First I narrowed down the repro. The application was originally written to do a bunch of things. I deleted a bunch of functionality to the point where it still reproed when simply trying to print text to the screen.

Step 1. Reproduce the problem on emulator
The repro was reliable on hardware, no issues there.

It's supposed to print the word 'Wormhole'. It stops at the letter 'W'.
What next?
How to get debuggability. Remote debugging F256 is on some people's minds and it's in the realm of possibility. There's a wired transport to a host computer, and allegedly a toolchain out there that could be made compatible with a bit of work. It's just not an established path at the time of this writing.
But what about the emulator? Fortunately, the Foenix emulator has a debugger built in. And while it's true a debugger is not strictly needed at all, it makes investigating a lot easier. So let's try running with the emulator.
To get the program compatible with emulator, I made a couple changes:
- Generate a .hex file, since the emulator knows how to load those and not 'bin'.
- Fix up compile offsets so that the program copes from being loaded at offset 0, not offset 0x800. Since with binary files you can specify where you want it loaded; with hex files you can't.
- Ideally, refactor things so the same source can be built in either of the two modes.
- Update the emulator to have compatibility with the 65816-based chip with F256, instead of just 6502, because that's the chip my unit has. This might not be strictly needed since my application code was all 6502-based at the time and runs in emulation mode, but it couldn't hurt to make sure I'm really comparing apples to apples and using an accurate emulation path. Plus it's support I would need later. The commit for this is here.
After making the above changes, the repro works on emulator:

Step 2. What kind of hang is it?
After running in the emulator, this was easy to see: it was a hang due to hitting a BRK. Not a spin, not a deadlock, not an invalid instruction. Simple enough.

The location of the BRK itself it's saying is zero, not where my appcode was. So it's unclear how execution landed there. For a BRK on this emulator, I don't know that I necessarily trust the right program counter to be reported. It's enough to know that it hit a BRK though.
This is a case where time-travel debugging would immediately tell you the answer.

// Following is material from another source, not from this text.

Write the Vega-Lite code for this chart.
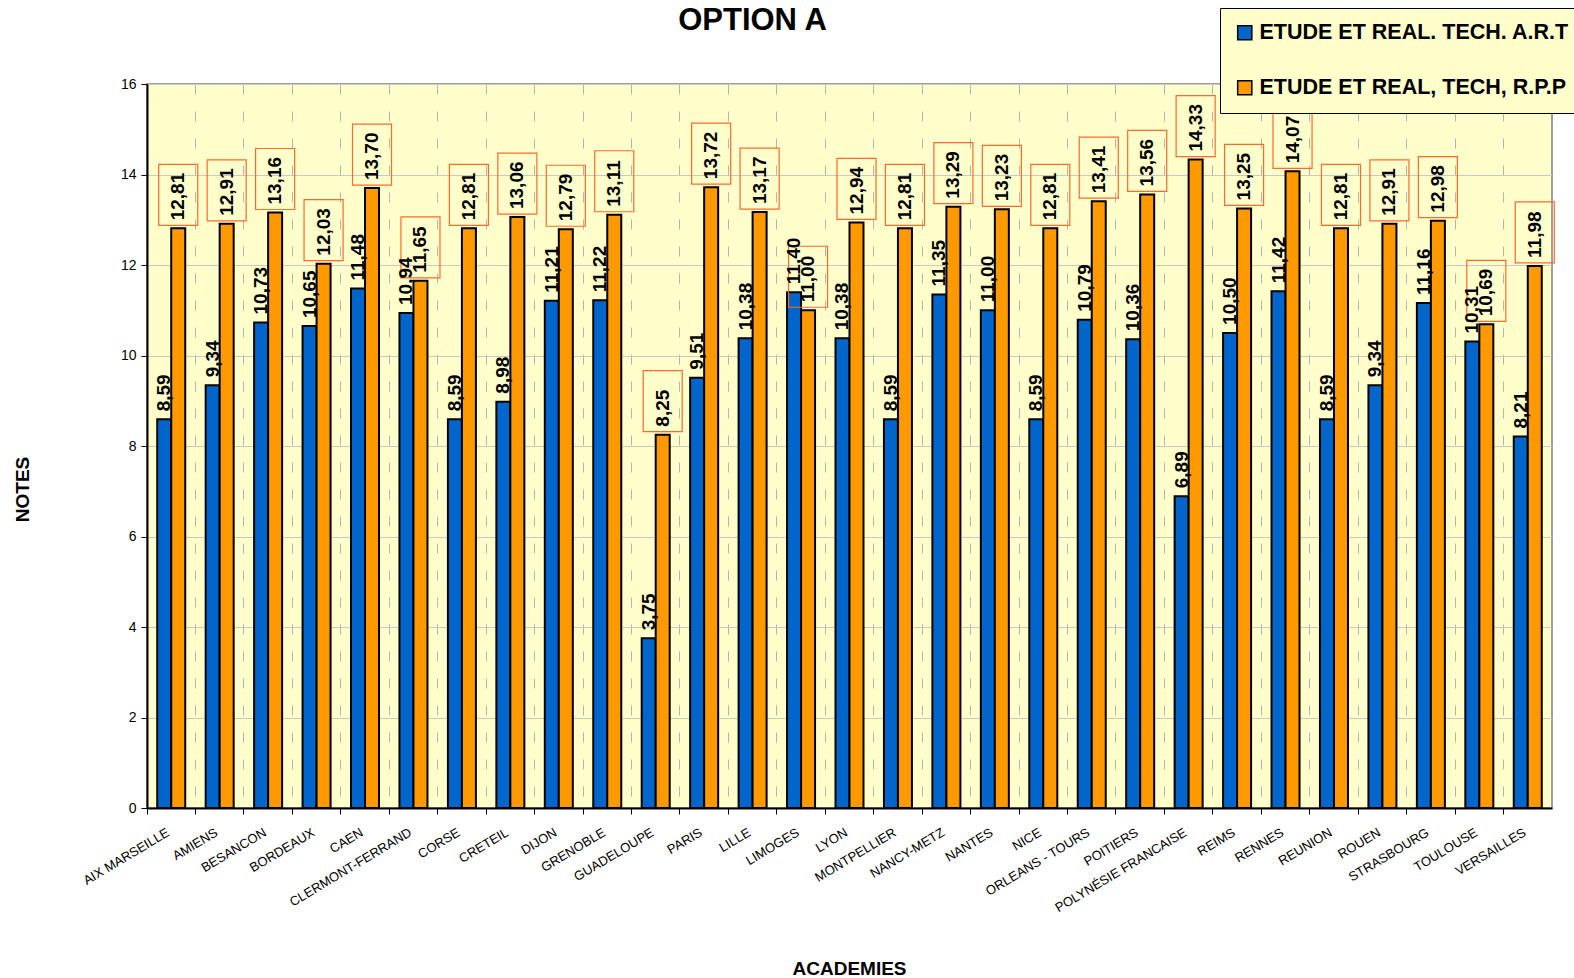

Unfortunately, we don't have time-travel debugging. Fortunately, we have the next best thing: transcript debugging in the emulator with support that I added in my fork here.
Step 3. Working backwards
Re-launch the application with CPU log.

If I have to debug a hang I always hope it's a hang that halts the CPU. In this case where CPU logging is getting used, it's nice and convenient that the transcript will simply end when the program hangs. No need to guesstimate when to end it and sift through a bunch of noise.
And we're in luck today since BRK halts the CPU.
So after it halts, stop the program, take the transcript files that got emitted and open them.

Looking in the transcripts, everything looked mostly looked normal. What was curious is the hang happened quite early, before the things I considered more "risky" were ever executed. Before calls to our interrupt handler. Before even enabling interrupts. Before any changes to/from native and emulation mode. None of the usual suspects.
In the transcript, the 'what' it was doing made sense, but not the 'why'. There was some code that looked correctly executed. We're inside a function. That function returns. The place it returns to is not code, it's not really anything.

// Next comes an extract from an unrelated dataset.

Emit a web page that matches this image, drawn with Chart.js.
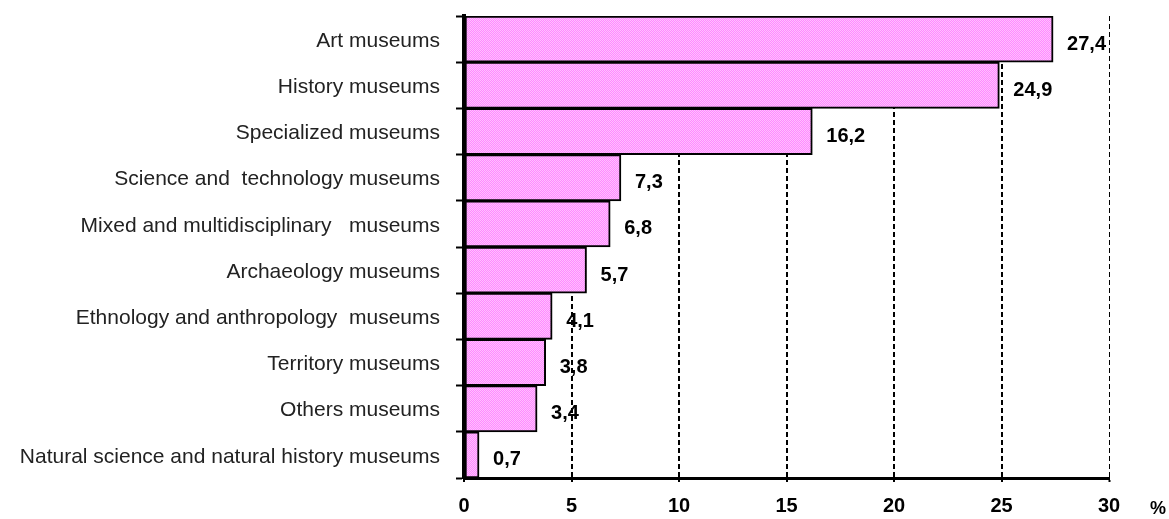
<!DOCTYPE html>
<html>
<head>
<meta charset="utf-8">
<script src="https://cdn.jsdelivr.net/npm/chart.js@4"></script>
<style>
  html, body { margin: 0; padding: 0; background: #ffffff; }
  #wrap { width: 1169px; height: 519px; position: relative; }
</style>
</head>
<body>
<div id="wrap"><canvas id="c" width="1169" height="519"></canvas></div>
<script>
const categories = [
  "Art museums",
  "History museums",
  "Specialized museums",
  "Science and  technology museums",
  "Mixed and multidisciplinary   museums",
  "Archaeology museums",
  "Ethnology and anthropology  museums",
  "Territory museums",
  "Others museums",
  "Natural science and natural history museums"
];
const values = [27.4, 24.9, 16.2, 7.3, 6.8, 5.7, 4.1, 3.8, 3.4, 0.7];
const xTicks = [0, 5, 10, 15, 20, 25, 30];
const unitLabel = "%";

const FONT = "'Liberation Sans', Arial, Helvetica, sans-serif";

function makePattern() {
  const p = document.createElement('canvas');
  p.width = 2; p.height = 2;
  const g = p.getContext('2d');
  g.fillStyle = '#ff8aff'; g.fillRect(0, 0, 2, 2);
  g.fillStyle = '#ffc0ff'; g.fillRect(0, 0, 1, 1); g.fillRect(1, 1, 1, 1);
  return g.createPattern(p, 'repeat');
}

const valueLabels = {
  id: 'valueLabels',
  afterDatasetsDraw(chart) {
    const ctx = chart.ctx;
    const meta = chart.getDatasetMeta(0);
    ctx.save();
    ctx.font = "bold 20px " + FONT;
    ctx.fillStyle = '#000';
    ctx.textAlign = 'left';
    ctx.textBaseline = 'middle';
    meta.data.forEach((bar, i) => {
      const txt = values[i].toFixed(1).replace('.', ',');
      ctx.fillText(txt, bar.x + 14, bar.y + 5);
    });
    ctx.restore();
  }
};

const unitPlugin = {
  id: 'unitPlugin',
  afterDraw(chart) {
    const ctx = chart.ctx;
    const xs = chart.scales.x;
    ctx.save();
    ctx.font = "bold 18px " + FONT;
    ctx.fillStyle = '#000';
    ctx.textAlign = 'left';
    ctx.textBaseline = 'middle';
    ctx.fillText(unitLabel, xs.right + 41, xs.top + 31);
    ctx.restore();
  }
};

const ctx = document.getElementById('c').getContext('2d');
new Chart(ctx, {
  type: 'bar',
  data: {
    labels: categories,
    datasets: [{
      data: values,
      backgroundColor: makePattern(),
      borderColor: '#000',
      borderWidth: 2,
      borderSkipped: false,
      barPercentage: 1.0,
      categoryPercentage: 1.0
    }]
  },
  options: {
    indexAxis: 'y',
    responsive: false,
    animation: false,
    devicePixelRatio: 1,
    layout: { padding: { top: 16, right: 60, left: 0, bottom: 0 } },
    plugins: { legend: { display: false }, tooltip: { enabled: false } },
    scales: {
      x: {
        type: 'linear',
        min: 0, max: 30,
        afterBuildTicks(scale) { scale.ticks = xTicks.map(v => ({ value: v })); },
        afterFit(scale) { scale.height = 41; scale.paddingLeft = 0; scale.paddingRight = 0; },
        border: { display: true, color: '#000', width: 3, dash: [5, 3] },
        grid: {
          display: true,
          drawOnChartArea: true,
          drawTicks: true,
          tickLength: 4,
          color: '#000',
          lineWidth: (c) => (c.tick && c.tick.value === 30 ? 1 : 2),
          tickColor: '#000',
          tickWidth: 2
        },
        ticks: {
          color: '#000',
          font: { family: FONT, size: 20, weight: 'bold' },
          padding: 12,
          maxRotation: 0,
          autoSkip: false
        }
      },
      y: {
        type: 'category',
        afterFit(scale) { scale.width = 464; scale.paddingTop = 0; scale.paddingBottom = 0; },
        border: { display: true, color: '#000', width: 4 },
        grid: {
          display: true,
          offset: true,
          drawOnChartArea: false,
          drawTicks: true,
          tickLength: 8,
          tickColor: '#000',
          tickWidth: 2
        },
        ticks: {
          color: '#222',
          font: { family: FONT, size: 21 },
          padding: 16,
          labelOffset: 2,
          autoSkip: false
        }
      }
    }
  },
  plugins: [valueLabels, unitPlugin]
});
</script>
</body>
</html>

Some kind of stack corruption? Since the transcript isn't a full state of the machine, we don't know the stack. It's possible.
To find out more, let's compare the transcript to the assembly result.
Why use the assembly result, not source code? Because the assembly result shows code bytes and locations, which is super useful for this category of problem.

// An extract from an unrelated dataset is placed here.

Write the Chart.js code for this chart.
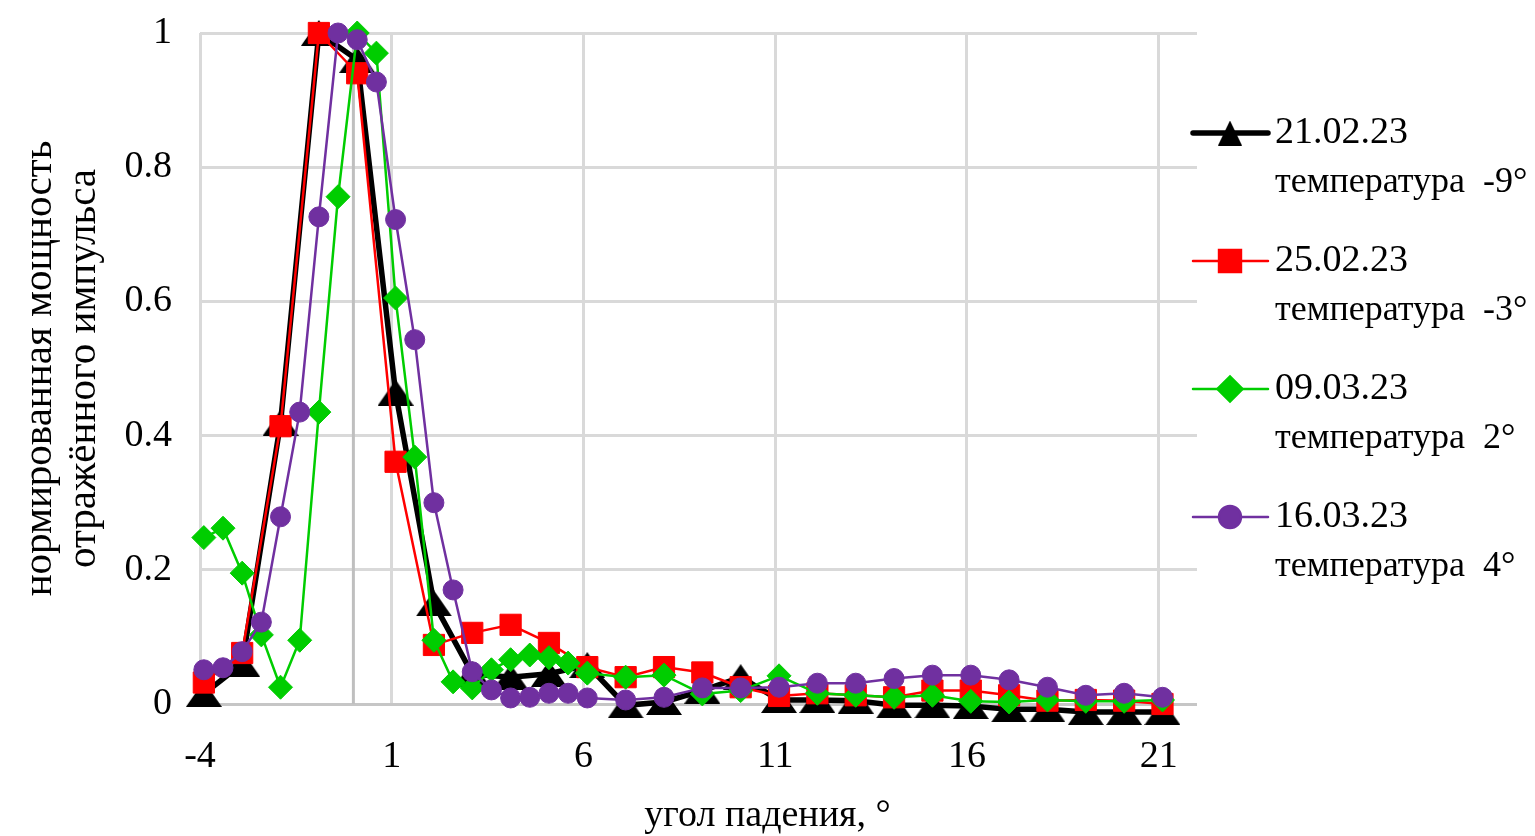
<!DOCTYPE html>
<html>
<head>
<meta charset="utf-8">
<script src="https://cdn.jsdelivr.net/npm/chart.js@4/dist/chart.umd.min.js"></script>
<style>
  html, body { margin: 0; padding: 0; background: #fff; }
  #wrap { width: 1535px; height: 836px; }
</style>
</head>
<body>
<div id="wrap"><canvas id="c" width="1535" height="836"></canvas></div>
<script>
// Incidence angles, degrees
const anglesCoarse = [-3.9, -2.9, -1.9, -0.9, 0.1, 1.1, 2.1, 3.1, 4.1, 5.1, 6.1, 7.1, 8.1,
  9.1, 10.1, 11.1, 12.1, 13.1, 14.1, 15.1, 16.1, 17.1, 18.1, 19.1, 20.1, 21.1];
const anglesFine = [-3.9, -3.4, -2.9, -2.4, -1.9, -1.4, -0.9, -0.4, 0.1, 0.6, 1.1, 1.6, 2.1,
  2.6, 3.1, 3.6, 4.1, 4.6, 5.1, 5.6, 6.1, 7.1, 8.1, 9.1, 10.1, 11.1, 12.1, 13.1, 14.1,
  15.1, 16.1, 17.1, 18.1, 19.1, 20.1, 21.1];

// Normalised reflected pulse power
const power0221 = [0.015, 0.06, 0.419, 1.0, 0.96, 0.464, 0.15, 0.045, 0.04, 0.045, 0.058,
  -0.002, 0.003, 0.02, 0.04, 0.006, 0.006, 0.005, -0.002, -0.002, -0.003, -0.008, -0.008,
  -0.012, -0.012, -0.012];
const power0225 = [0.032, 0.076, 0.414, 1.0, 0.94, 0.361, 0.088, 0.106, 0.118, 0.091, 0.055,
  0.04, 0.055, 0.047, 0.025, 0.012, 0.016, 0.013, 0.01, 0.02, 0.02, 0.013, 0.005, 0.006,
  0.005, 0.0];
const power0309 = [0.248, 0.262, 0.195, 0.103, 0.025, 0.095, 0.435, 0.756, 1.0, 0.97, 0.605,
  0.368, 0.095, 0.033, 0.024, 0.051, 0.066, 0.073, 0.069, 0.061, 0.046, 0.04, 0.043, 0.015,
  0.02, 0.042, 0.016, 0.013, 0.01, 0.013, 0.004, 0.003, 0.006, 0.004, 0.004, 0.006];
const power0316 = [0.051, 0.054, 0.078, 0.122, 0.279, 0.435, 0.726, 1.0, 0.99, 0.927, 0.722,
  0.543, 0.30, 0.17, 0.048, 0.021, 0.009, 0.01, 0.016, 0.016, 0.009, 0.006, 0.01, 0.024,
  0.024, 0.025, 0.031, 0.031, 0.038, 0.043, 0.043, 0.036, 0.025, 0.013, 0.016, 0.01];

const xTicks = [-4, 1, 6, 11, 16, 21];
const yTicks = [0, 0.2, 0.4, 0.6, 0.8, 1];

const seriesDates = ['21.02.23', '25.02.23', '09.03.23', '16.03.23'];
const seriesTemps = ['температура  -9°', 'температура  -3°', 'температура  2°', 'температура  4°'];

const yTitle = ['нормированная мощность', 'отражённого импульса'];
const xTitle = 'угол падения, °';

const SERIF = '"Liberation Serif", "Times New Roman", serif';

function toPoints(xs, ys) {
  return xs.map((x, i) => ({ x: x, y: ys[i] }));
}

// Wide flat triangle marker
function triangleImage(w, h, color) {
  const cv = document.createElement('canvas');
  cv.width = w; cv.height = h;
  const g = cv.getContext('2d');
  g.fillStyle = color;
  g.beginPath();
  g.moveTo(0, h);
  g.lineTo(w / 2, 0);
  g.lineTo(w, h);
  g.closePath();
  g.fill();
  return cv;
}
const triPlot = triangleImage(36, 26, '#000');
const triLegend = triangleImage(24, 25, '#000');

// Vertical axis line through x = 0
const zeroLine = {
  id: 'zeroLine',
  beforeDatasetsDraw(chart) {
    const { ctx, chartArea, scales } = chart;
    const px = scales.x.getPixelForValue(0);
    ctx.save();
    ctx.strokeStyle = '#bfbfbf';
    ctx.lineWidth = 3;
    ctx.beginPath();
    ctx.moveTo(px, chartArea.top);
    ctx.lineTo(px, chartArea.bottom);
    ctx.stroke();
    ctx.restore();
  }
};

// Horizontal axis caption, centred on the canvas
const bottomCaption = {
  id: 'bottomCaption',
  afterDraw(chart) {
    const { ctx } = chart;
    ctx.save();
    ctx.fillStyle = '#000';
    ctx.font = '38px ' + SERIF;
    ctx.textAlign = 'center';
    ctx.textBaseline = 'middle';
    ctx.fillText(xTitle, chart.width / 2, 816);
    ctx.restore();
  }
};

// Two-line legend entries on the right
const sideLegend = {
  id: 'sideLegend',
  afterDraw(chart) {
    const { ctx } = chart;
    const x0 = 1193, x1 = 1268, xm = 1230, xt = 1275;
    chart.data.datasets.forEach((ds, i) => {
      const y = 133 + i * 128;
      ctx.save();
      ctx.strokeStyle = ds.borderColor;
      ctx.lineWidth = ds.borderWidth;
      ctx.lineCap = 'round';
      ctx.beginPath();
      ctx.moveTo(x0, y);
      ctx.lineTo(x1, y);
      ctx.stroke();
      ctx.fillStyle = ds.pointBackgroundColor;
      ctx.strokeStyle = ds.pointBorderColor;
      const style = ds.legendStyle || ds.pointStyle;
      Chart.helpers.drawPoint(ctx, {
        pointStyle: style,
        radius: ds.legendRadius,
        borderWidth: 1,
        rotation: 0
      }, xm, y);
      ctx.fillStyle = '#000';
      ctx.textBaseline = 'middle';
      ctx.textAlign = 'left';
      ctx.font = '38px ' + SERIF;
      ctx.fillText(seriesDates[i], xt, y);
      ctx.font = '36px ' + SERIF;
      ctx.fillText(seriesTemps[i], xt, y + 50);
      ctx.restore();
    });
  }
};

new Chart(document.getElementById('c'), {
  type: 'line',
  data: {
    datasets: [
      {
        label: seriesDates[0],
        data: toPoints(anglesCoarse, power0221),
        borderColor: '#000000',
        borderWidth: 5.5,
        pointStyle: triPlot,
        legendStyle: triLegend,
        legendRadius: 12,
        pointBackgroundColor: '#000000',
        pointBorderColor: '#000000',
        order: 4
      },
      {
        label: seriesDates[1],
        data: toPoints(anglesCoarse, power0225),
        borderColor: '#ff0000',
        borderWidth: 2.5,
        pointStyle: 'rect',
        pointRadius: 15,
        legendRadius: 15.5,
        pointBackgroundColor: '#ff0000',
        pointBorderColor: '#ff0000',
        pointBorderWidth: 1,
        order: 3
      },
      {
        label: seriesDates[2],
        data: toPoints(anglesFine, power0309),
        borderColor: '#00cd00',
        borderWidth: 2.5,
        pointStyle: 'rectRot',
        pointRadius: 12,
        legendRadius: 12.5,
        pointBackgroundColor: '#00cd00',
        pointBorderColor: '#00cd00',
        pointBorderWidth: 1,
        order: 2
      },
      {
        label: seriesDates[3],
        data: toPoints(anglesFine, power0316),
        borderColor: '#7030a0',
        borderWidth: 2.5,
        pointStyle: 'circle',
        pointRadius: 10,
        legendRadius: 11,
        pointBackgroundColor: '#7030a0',
        pointBorderColor: '#7030a0',
        pointBorderWidth: 1,
        order: 1
      }
    ]
  },
  options: {
    responsive: false,
    animation: false,
    devicePixelRatio: 1,
    layout: { padding: { left: 0, right: 338, top: 33, bottom: 0 } },
    elements: {
      line: { tension: 0 },
      point: { radius: 14, hoverRadius: 14 }
    },
    datasets: { line: { clip: false } },
    plugins: {
      legend: { display: false },
      tooltip: { enabled: false },
      title: { display: false }
    },
    scales: {
      x: {
        type: 'linear',
        min: -4,
        max: 22,
        afterBuildTicks(scale) { scale.ticks = xTicks.map(v => ({ value: v })); },
        afterFit(scale) { scale.height = 132; },
        ticks: {
          color: '#000',
          padding: 30,
          font: { family: SERIF, size: 38 },
          callback: v => String(v)
        },
        grid: { color: '#d9d9d9', lineWidth: 3, drawTicks: false },
        border: { display: false }
      },
      y: {
        min: 0,
        max: 1,
        afterBuildTicks(scale) { scale.ticks = yTicks.map(v => ({ value: v })); },
        afterFit(scale) {
          scale.width = 200;
          scale.paddingTop = 0;
          scale.paddingBottom = 0;
        },
        ticks: {
          color: '#000',
          padding: 28,
          font: { family: SERIF, size: 38 },
          callback: v => String(v)
        },
        grid: {
          color: ctx => (ctx.tick && ctx.tick.value === 0 ? '#c6c6c6' : '#d9d9d9'),
          lineWidth: 3,
          drawTicks: false
        },
        border: { display: false },
        title: {
          display: true,
          text: yTitle,
          color: '#000',
          font: { family: SERIF, size: 41, lineHeight: 1.08 },
          padding: { top: 18, bottom: 0 }
        }
      }
    }
  },
  plugins: [zeroLine, bottomCaption, sideLegend]
});
</script>
</body>
</html>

Matching up offset .e0a4 with what immediately came before the BRK, we see that the problem happens when returning from the function ClearScreen.
In the program there's only 1 call of ClearScreen, and that's from Main. That call is supposed to have pushed the return value on the stack, and we jump there.
For some reason, instead of returning up to 0x EF1F, the thing after ClearScreen's callsite, we return up to 0x41E1. That must mean something on the stack was overwritten.
Restarting the program, we can break a little earlier, stepping one instruction into the call to ClearScreen. It looks like this:

You can see:
- "Top: $01FF" means the top of the stack is at that location, and you can see the current SP, decremented, printed below.
- Looking at that location in the Emulator Memory window, it shows 0xEF1F.
- So the address-to-return-to is 0xEF1F. The bytes are swapped for endianness on this platform
Well that return-address makes sense. It's +2 from the call site which was 0xEF1D.
The value pushed to the stack is always supposed to be +2. In other words, it's one less than the next instruction. See this reference.
Something must scramble, or over-write this value later. What is it?
There are two options for finding out.
- Single step in the debugger a few instructions. If the scrambling occurred toward the beginning of the function, this would catch it quickly.
- Set break-on-write in the debugger. At the time of writing this, the debugger doesn't support memory breakpoints. So instead, hack the emulator, put in a temporary change to do this behavior.
Bad news. I tried a little of #1, and we weren't lucky enough for the problem to occur early enough to show the answer.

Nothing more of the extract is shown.